As the world copes with the COVID-19 health crisis, governments’ initial responses have been rapid in rushing to guarantee citizens of their health, well-being and safety.
We have witnessed quick measures through lockdowns to stem the spread of the virus through shutdown of schools and business operations affecting the daily life of every citizen.
These unprecedented times have also been quick on exposing the loopholes in global healthcare systems and their unpreparedness in dealing with pandemics. Some unfortunately are on the brink of collapse due to the escalating numbers.
Emergency COVID-19 procurement
Demand for urgent medical care equipment has also gone up. Philanthropists such as Jack Ma through his foundations: Jack Ma and Alibaba foundations have been gracious enough to donate critical care equipment such as diagnostic testing kits and infection prevention and control commodities.
But even as cash flows are urgently on the run as countries rush to deal with positive cases now at 414,179 (as of March 26 2020), supply chains have hugely been disrupted leading to a high demand cycle for medical goods and services and a cash crunch for most companies unable to deal with the crisis.
Emergency procurement has been imminent during this crisis and Kenya just as many other countries will be soon scouring to purchase more equipment to cope with the rising statistics now at 31 cases.
Procurement is a make or break determinant during humanitarian crises that call for emergency supply of medicines and health equipment. Procurement in the health sector has often proven to be a struggle especially when it comes to issues of transparency and accountability. In fact, Transparency International in its 2017 report: Making the case for open contracting in Healthcare Procurement indicated that 28 per cent of the health corruption cases in the European Union are related to procurement of health equipment.
Closer home in Kenya, in 2018, the Ethics and Anti Corruption Commission revealed malpractice and corruption in the procurement of medical supplies citing inflated costs from pharmaceutical agencies to hospitals.
The struggle for transparency in health contracts
While we welcome the Kenyan government’s quick response measures in promoting the well being of all citizens, its important to sustain the efficiency of the whole process by maintaining all standards of integrity especially when it comes to procurement of medical supplies and equipment.
The World Bank’s announcement to give the Kenyan government USD 60 million to combat the pandemic will play a critical part for the government to enhance trust through its constitutional mandate (Article 43 of the constitution of Kenya) of ensuring all citizens are protected during this crisis and enjoy their right to health.
Responses to shortages of medicine and protective equipment needed during these times through procurement must be open, transparent and accountable. The government must cushion itself against suppliers that gouge the prices of medical supplies to make a killing.
A few steps can go a long way in mitigating these risks – as procurement the nerve of effective governance through performing public institutions has often been susceptible to corruption.

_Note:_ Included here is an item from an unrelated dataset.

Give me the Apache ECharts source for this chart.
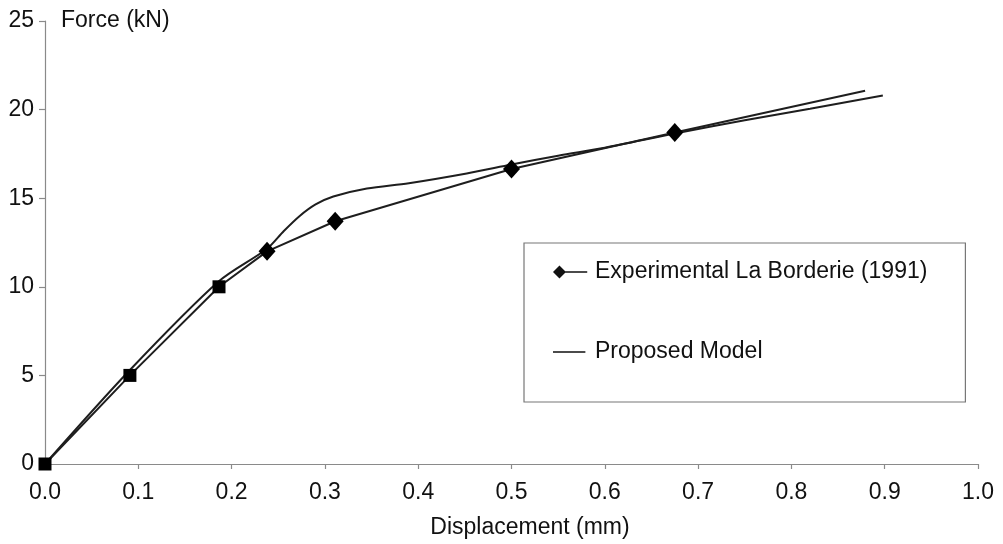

Open contracting as a force
First, transparency in all procurement processes during this crisis must not be compromised at all needless of the nature of urgent purchase of medical care equipment. Countries like Ukraine – that has since reformed its procurement system thanks to a collaboration with the civil society and private sector- has been quick to publish the procurement of all its medical infrastructure needed to respond to COVID-19. This will go a long way in not only ensuring accountable procurement but also avoiding corruption loopholes that might deny citizens urgent health care. Kenya’s procurement related responses to COVID19 can also hugely benefit from such approaches.
Second, it’s important to ensure a level playing field in the procurement bidding process. Big corporations and companies that traditionally dominate and win tenders in the health sector should not trample smaller businesses from marginalized communities that can equally compete and also provide similar goods and services. While the argument at this time may be that the threshold of healthcare equipment is quite high locking out competition, critical care must be put in ensuring that the process is inclusive enough to enable all businesses have fair opportunities in competing and doing business with government. Kenya’s affirmative action Access to Government Opportunities (AGPO) speaks to this.
Lastly, approaches such as open contracting can certainly aid in providing reliable, real-time and user-friendly procurement data that can tighten compliance in the purchase of emergency medical goods and services for COVID-19. In countries such as Colombia, open contracting has been lauded as a game changer in transforming a school feeding program by delivering quality and nutritious meals to school-going children. Kenya’s Makueni County has been on the frontline of setting the pace in efficient procurement systems by adopting open contracting. All this has been possible by publishing the full procurement cycle of contracts from the planning, award and termination stages for public scrutiny and to ensure money is utilized efficiently.
It is true that COVID-19 has taken the world by a storm, however integrity in emergency response avenues such as procurement can also be a force in containing and arresting its spread.